## Begin

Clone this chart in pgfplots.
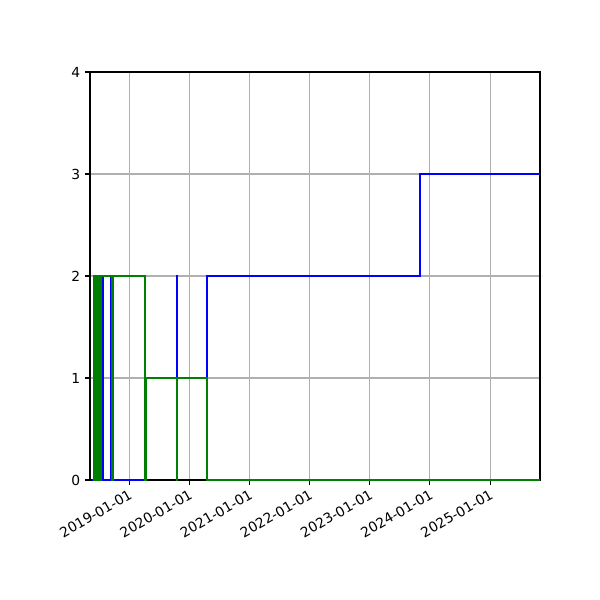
\documentclass[border=0pt]{standalone}
\usepackage{pgfplots}
\pgfplotsset{compat=1.18}
\usepackage{fontspec}
\setmainfont{DejaVu Sans}
\definecolor{mplblue}{rgb}{0,0,1}
\definecolor{mplgreen}{rgb}{0,0.5,0}
\definecolor{gridgray}{HTML}{B0B0B0}
\begin{document}
\begin{tikzpicture}
\begin{axis}[
    scale only axis,
    width=4.5in, height=4.08in,
    xmin=2018.35, xmax=2025.83,
    ymin=0, ymax=4,
    ytick={0,1,2,3,4},
    xtick={2019,2020,2021,2022,2023,2024,2025},
    xticklabels={2019-01-01,2020-01-01,2021-01-01,2022-01-01,2023-01-01,2024-01-01,2025-01-01},
    xticklabel style={rotate=30, anchor=north east, inner sep=2pt},
    tick label style={font=\fontsize{10}{12}\selectfont},
    /pgf/number format/assume math mode=true,
    tick align=outside,
    major tick length=3.5pt,
    tick style={black, line width=0.8pt},
    xtick pos=bottom, ytick pos=left,
    grid=major,
    major grid style={gridgray, line width=0.8pt},
    axis line style={black, line width=0.8pt},
    clip=true,
]
% blue series
\addplot[const plot mark left, mplblue, line width=1.5pt] coordinates {
    (2018.385,0) (2018.432,2) (2018.440,0) (2018.562,2) (2018.570,0)
    (2018.693,2) (2018.701,0) (2019.266,1) (2019.795,2) (2019.803,1)
    (2020.296,2) (2023.836,3) (2025.83,3)
};
% green series
\addplot[const plot mark left, mplgreen, line width=1.5pt] coordinates {
    (2018.400,0) (2018.410,2) (2018.420,0) (2018.428,2) (2018.438,0)
    (2018.446,2) (2018.456,0) (2018.464,2) (2018.474,0) (2018.482,2)
    (2018.492,0) (2018.500,2) (2018.510,0) (2018.518,2) (2018.528,0)
    (2018.536,2) (2018.715,0) (2018.737,2) (2019.266,0) (2019.282,1)
    (2019.795,0) (2019.803,1) (2020.296,0) (2025.83,0)
};
\end{axis}
\path[use as bounding box] (-0.9in,-1.2in) rectangle (5.1in,4.8in);
\end{tikzpicture}
\end{document}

## End

Copy the material exactly. Do not include the pictures.

Clone this chart in pgfplots.
\documentclass[border=0pt]{standalone}
\usepackage{pgfplots}
\pgfplotsset{compat=1.18}
\usepackage{fontspec}
\setmainfont{DejaVu Sans}
\definecolor{mplblue}{rgb}{0,0,1}
\definecolor{mplgreen}{rgb}{0,0.5,0}
\definecolor{gridgray}{HTML}{B0B0B0}
\begin{document}
\begin{tikzpicture}
\begin{axis}[
    scale only axis,
    width=4.5in, height=4.08in,
    xmin=2018.35, xmax=2025.83,
    ymin=0, ymax=4,
    ytick={0,1,2,3,4},
    xtick={2019,2020,2021,2022,2023,2024,2025},
    xticklabels={2019-01-01,2020-01-01,2021-01-01,2022-01-01,2023-01-01,2024-01-01,2025-01-01},
    xticklabel style={rotate=30, anchor=north east, inner sep=2pt},
    tick label style={font=\fontsize{10}{12}\selectfont},
    /pgf/number format/assume math mode=true,
    tick align=outside,
    major tick length=3.5pt,
    tick style={black, line width=0.8pt},
    xtick pos=bottom, ytick pos=left,
    grid=major,
    major grid style={gridgray, line width=0.8pt},
    axis line style={black, line width=0.8pt},
    clip=true,
]
% blue series
\addplot[const plot mark left, mplblue, line width=1.5pt] coordinates {
    (2018.385,0) (2018.432,2) (2018.440,0) (2018.562,2) (2018.570,0)
    (2018.693,2) (2018.701,0) (2019.266,1) (2019.795,2) (2019.803,1)
    (2020.296,2) (2023.836,3) (2025.83,3)
};
% green series
\addplot[const plot mark left, mplgreen, line width=1.5pt] coordinates {
    (2018.400,0) (2018.410,2) (2018.420,0) (2018.428,2) (2018.438,0)
    (2018.446,2) (2018.456,0) (2018.464,2) (2018.474,0) (2018.482,2)
    (2018.492,0) (2018.500,2) (2018.510,0) (2018.518,2) (2018.528,0)
    (2018.536,2) (2018.715,0) (2018.737,2) (2019.266,0) (2019.282,1)
    (2019.795,0) (2019.803,1) (2020.296,0) (2025.83,0)
};
\end{axis}
\path[use as bounding box] (-0.9in,-1.2in) rectangle (5.1in,4.8in);
\end{tikzpicture}
\end{document}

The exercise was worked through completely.